Ali Bacher, who helmed South African cricket during the days of the apartheid and played a big part in his country’s return to the international fold in 1991, told The Hindu from Johannesburg that it was Jagmohan Dalmiya’s initiatives which had enriched Indian cricket financially.
“There’s no doubt about that. He went in that direction making Indian cricket financially sound,” said Bacher.
Recalling India’s role in South Africa’s return to international cricket after two decades, the 73-year-old said: “I must have spoken to Dalmiya 30 or 40 time overs phone in the early half of 1991, and a few months before the ICC meeting in London. I found him to be a most persistent man.
“The BCCI had taken a decision to propose South Africa’s return to international cricket, and he told me that the Congress Party was not happy with what the BCCI was going to do. So he connected me to (Congress party man) Madhavrao Scindia; I had not met this man. Then Steve Tshwete (of the African National Congress) swayed Scindia in a 15-minute chat, and that’s how the BCCI proposed our return to international cricket.”
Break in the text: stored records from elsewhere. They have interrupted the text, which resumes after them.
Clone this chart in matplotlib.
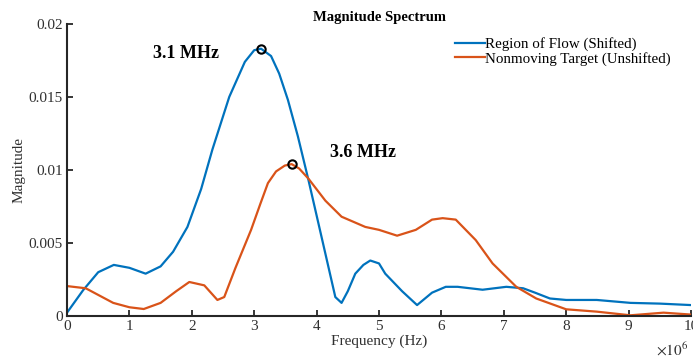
import matplotlib.pyplot as plt
import numpy as np

# частоты (МГц) и амплитуды
freq_flow = [0.0, 0.26, 0.5, 0.75, 1.0, 1.26, 1.5, 1.7, 1.93, 2.15, 2.33, 2.6, 2.85, 3.0, 3.11,
             3.27, 3.4, 3.54, 3.7, 3.87, 4.08, 4.3, 4.4, 4.5, 4.62, 4.75, 4.86, 5.0, 5.1, 5.37,
             5.61, 5.85, 6.07, 6.26, 6.66, 7.04, 7.31, 7.5, 7.74, 8.0, 8.49, 9.03, 9.5, 10.0]
mag_flow = [0.00023, 0.00178, 0.0030, 0.0035, 0.0033, 0.0029, 0.0034, 0.0044, 0.0061, 0.0087,
            0.0114, 0.0150, 0.0174, 0.0182, 0.0183, 0.0178, 0.0166, 0.0148, 0.0123, 0.0093,
            0.0054, 0.0013, 0.0009, 0.0017, 0.0029, 0.0035, 0.0038, 0.0036, 0.0029, 0.0017,
            0.00075, 0.0016, 0.0020, 0.0020, 0.0018, 0.0020, 0.0019, 0.0016, 0.0012, 0.0011,
            0.0011, 0.0009, 0.00085, 0.00075]

freq_static = [0.0, 0.3, 0.74, 1.0, 1.23, 1.5, 1.75, 1.96, 2.2, 2.41, 2.52, 2.7, 2.95, 3.1, 3.22,
               3.35, 3.49, 3.6, 3.72, 3.87, 4.14, 4.4, 4.78, 5.0, 5.29, 5.59, 5.85, 6.02, 6.23,
               6.55, 6.82, 7.2, 7.52, 8.0, 8.49, 9.03, 9.56, 10.0]
mag_static = [0.00205, 0.0019, 0.0009, 0.0006, 0.00048, 0.0009, 0.0017, 0.00233, 0.0021, 0.0011,
              0.0013, 0.0033, 0.0059, 0.0077, 0.0091, 0.0099, 0.0103, 0.0104, 0.0101, 0.0094,
              0.0079, 0.0068, 0.0061, 0.0059, 0.0055, 0.0059, 0.0066, 0.0067, 0.0066, 0.0052,
              0.0036, 0.0020, 0.0012, 0.00046, 0.0003, 0.00005, 0.00023, 0.0001]

peak_flow = (3.11, 0.0183)
peak_static = (3.6, 0.0104)

plt.rcParams['font.family'] = ['Liberation Serif', 'DejaVu Serif']
plt.rcParams['mathtext.fontset'] = 'stix'

fig = plt.figure(figsize=(6.93, 3.62), dpi=100)
ax = fig.add_axes([0.0967, 0.127, 0.9004, 0.807])

blue = '#0072BD'
orange = '#D95319'
txt = '#303030'
ax.plot(freq_flow, mag_flow, color=blue, linewidth=1.6, label='Region of Flow (Shifted)')
ax.plot(freq_static, mag_static, color=orange, linewidth=1.6, label='Nonmoving Target (Unshifted)')

# отметки пиков
ax.plot(*peak_flow, 'o', markersize=6, markerfacecolor='none', markeredgecolor='k', markeredgewidth=1.5)
ax.plot(*peak_static, 'o', markersize=6, markerfacecolor='none', markeredgecolor='k', markeredgewidth=1.5)
ax.text(1.9, 0.0180, '3.1 MHz', fontsize=13, fontweight='bold', ha='center', va='center')
ax.text(4.74, 0.0112, '3.6 MHz', fontsize=13, fontweight='bold', ha='center', va='center')

ax.set_xlim(0, 10)
ax.set_ylim(0, 0.02)
ax.set_xticks(range(0, 11))
ax.set_yticks([0, 0.005, 0.01, 0.015, 0.02])
ax.set_yticklabels(['0', '0.005', '0.01', '0.015', '0.02'])

for side in ['top', 'right']:
    ax.spines[side].set_visible(False)
for side in ['left', 'bottom']:
    ax.spines[side].set_linewidth(1.5)
    ax.spines[side].set_color('#262626')
ax.tick_params(direction='in', length=4, width=1.3, labelsize=11, colors='#262626',
               labelcolor=txt, pad=3)

ax.set_title('Magnitude Spectrum', fontsize=10.5, fontweight='bold', pad=2)
ax.set_xlabel('Frequency (Hz)', fontsize=11, labelpad=1, color=txt)
ax.set_ylabel('Magnitude', fontsize=11, labelpad=2, color=txt)
fig.text(0.993, 0.01, r'$\times10^6$', ha='right', va='bottom', fontsize=11, color=txt)

ax.legend(loc='upper left', bbox_to_anchor=(449 / 693, 1 - 31 / 362), bbox_transform=fig.transFigure,
          frameon=False, fontsize=10.8, handlelength=2.0, handletextpad=0.0,
          labelspacing=0.05, borderaxespad=0.0)

fig.savefig('out.png', dpi=100)
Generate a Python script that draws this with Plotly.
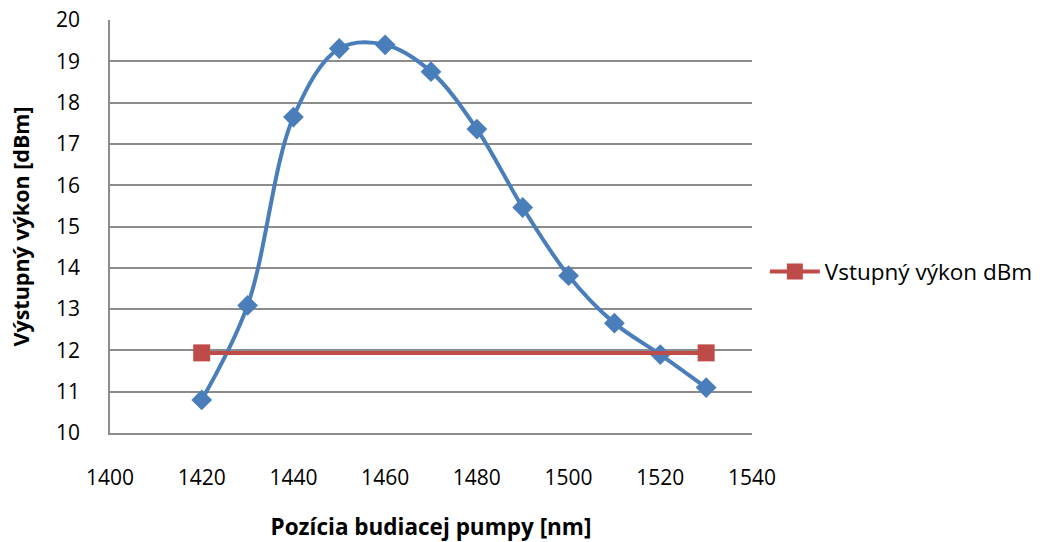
import plotly.graph_objects as go

# Pump wavelength positions [nm] and measured output power [dBm]
wavelength = [1420, 1430, 1440, 1450, 1460, 1470, 1480, 1490, 1500, 1510, 1520, 1530]
output_power = [10.8, 13.09, 17.65, 19.31, 19.4, 18.75, 17.36, 15.46, 13.81, 12.66, 11.9, 11.1]

# Input power reference line
input_wavelength = [1420, 1530]
input_power = [11.94, 11.94]

x_ticks = [1400, 1420, 1440, 1460, 1480, 1500, 1520, 1540]
y_ticks = list(range(10, 21))

BLUE = "#4A7EBB"
RED = "#BE4B48"
GRID = "#8C8C8C"
FONT = "Open Sans"

fig = go.Figure()

fig.add_trace(go.Scatter(
    x=wavelength, y=output_power,
    mode="lines+markers",
    name="Výstupný výkon dBm",
    showlegend=False,
    line=dict(color=BLUE, width=4, shape="spline", smoothing=1.0),
    marker=dict(symbol="diamond", size=16, color=BLUE),
))

fig.add_trace(go.Scatter(
    x=input_wavelength, y=input_power,
    mode="lines+markers",
    name="Vstupný výkon dBm",
    line=dict(color=RED, width=4),
    marker=dict(symbol="square", size=17, color=RED),
))

fig.update_layout(
    width=1050, height=542,
    margin=dict(l=110, r=298, t=20, b=109, autoexpand=False),
    paper_bgcolor="white",
    plot_bgcolor="white",
    font=dict(family=FONT, size=21, color="black"),
    legend=dict(
        x=1.02, y=0.39, xanchor="left", yanchor="middle",
        font=dict(family=FONT, size=22.5, color="black"),
        itemwidth=50,
        bgcolor="rgba(0,0,0,0)",
    ),
)

fig.update_xaxes(
    range=[1400, 1540],
    tickvals=x_ticks,
    ticktext=[str(v) for v in x_ticks],
    showgrid=False,
    zeroline=False,
    automargin=False,
    showline=True, linecolor=GRID, linewidth=1.5,
    ticks="",
    ticklabelstandoff=25,
    tickfont=dict(family=FONT, size=21),
    title=dict(text="<b>Pozícia budiacej pumpy [nm]</b>", font=dict(family=FONT, size=22.5), standoff=35),
)

fig.update_yaxes(
    range=[10, 20],
    tickvals=y_ticks,
    showgrid=True, gridcolor=GRID, gridwidth=1.5,
    zeroline=False,
    automargin=False,
    showline=True, linecolor=GRID, linewidth=1.5,
    ticks="",
    ticklabelstandoff=24,
    tickfont=dict(family=FONT, size=21),
    title=dict(text="<b>Výstupný výkon [dBm]</b>", font=dict(family=FONT, size=21.5), standoff=21),
)

fig.write_html("out.html")
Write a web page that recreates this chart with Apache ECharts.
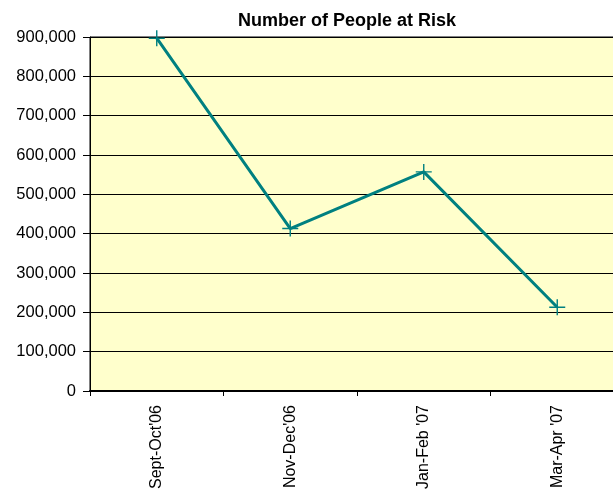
<!DOCTYPE html>
<html>
<head>
<meta charset="utf-8">
<script src="https://cdn.jsdelivr.net/npm/echarts@6/dist/echarts.min.js"></script>
<style>
  html, body { margin: 0; padding: 0; background: #ffffff; overflow: hidden; }
  #frame { width: 613px; height: 498px; overflow: hidden; position: relative; }
  /* The plot runs a little past the right edge of the frame */
  #chart { width: 640px; height: 498px; position: absolute; left: 0; top: 0; }
</style>
</head>
<body>
<div id="frame"><div id="chart"></div></div>
<script>
// Two-month periods and the number of people at risk in each
const periods = ["Sept-Oct'06", "Nov-Dec'06", "Jan-Feb '07", "Mar-Apr '07"];
const peopleAtRisk = [897000, 413000, 557000, 213000];
const yMin = 0;
const yMax = 900000;
const yStep = 100000;

// Thin "+" marker drawn as a filled outline
const plusMarker = 'path://M-8,-0.7H8V0.7H-8Z M-0.7,-8H0.7V8H-0.7Z';

const chart = echarts.init(document.getElementById('chart'), null, { renderer: 'canvas' });

chart.setOption({
  animation: false,
  backgroundColor: '#ffffff',
  title: {
    text: 'Number of People at Risk',
    left: 342,
    top: 7,
    textAlign: 'center',
    textStyle: {
      fontFamily: 'Liberation Sans, Arial, sans-serif',
      fontSize: 18,
      fontWeight: 'bold',
      color: '#000000'
    }
  },
  grid: {
    show: true,
    left: 90,
    top: 37,
    width: 534,
    height: 354,
    backgroundColor: '#FFFFCC',
    borderColor: '#000000',
    borderWidth: 1
  },
  xAxis: {
    type: 'category',
    data: periods,
    boundaryGap: true,
    axisLine: { show: true, lineStyle: { color: '#000000', width: 2 } },
    axisTick: { show: true, length: 5, lineStyle: { color: '#000000', width: 1 } },
    axisLabel: {
      rotate: 90,
      margin: 14,
      interval: 0,
      fontFamily: 'Liberation Sans, Arial, sans-serif',
      fontSize: 16,
      color: '#000000'
    },
    splitLine: { show: false }
  },
  yAxis: {
    type: 'value',
    min: yMin,
    max: yMax,
    interval: yStep,
    axisLine: { show: true, lineStyle: { color: '#000000', width: 1 } },
    axisTick: { show: true, length: 7, lineStyle: { color: '#000000', width: 1 } },
    axisLabel: {
      margin: 14,
      fontFamily: 'Liberation Sans, Arial, sans-serif',
      fontSize: 16.5,
      color: '#000000',
      formatter: function (v) { return v.toLocaleString('en-US'); }
    },
    splitLine: { show: true, lineStyle: { color: '#000000', width: 1 } }
  },
  series: [{
    type: 'line',
    data: peopleAtRisk,
    symbol: plusMarker,
    symbolSize: 16,
    showAllSymbol: true,
    lineStyle: { color: '#008080', width: 3 },
    itemStyle: { color: '#008080', borderWidth: 0 },
    z: 5
  }]
});
</script>
</body>
</html>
Bacher said he had had a fairly cordial relationship with Dalmiya during the first half of the 1990s, but things were not as warm in the second half.
“It was straight. Dalmiya called me to say that he would like to have South Africa with the sub-continent. We did not want to be part of any Afro-Asian block. But we supported [his bid] to become the ICC president in 1997; we abstained from voting. South Africa and Zimbabwe’s vote became crucial,” Bacher said.
“The next year was normal, and at the following ICC meeting it was all sorted out, with Dalmiya remaining ICC president for three years and followed by a three-year term for Australia’s Malcolm Gray.”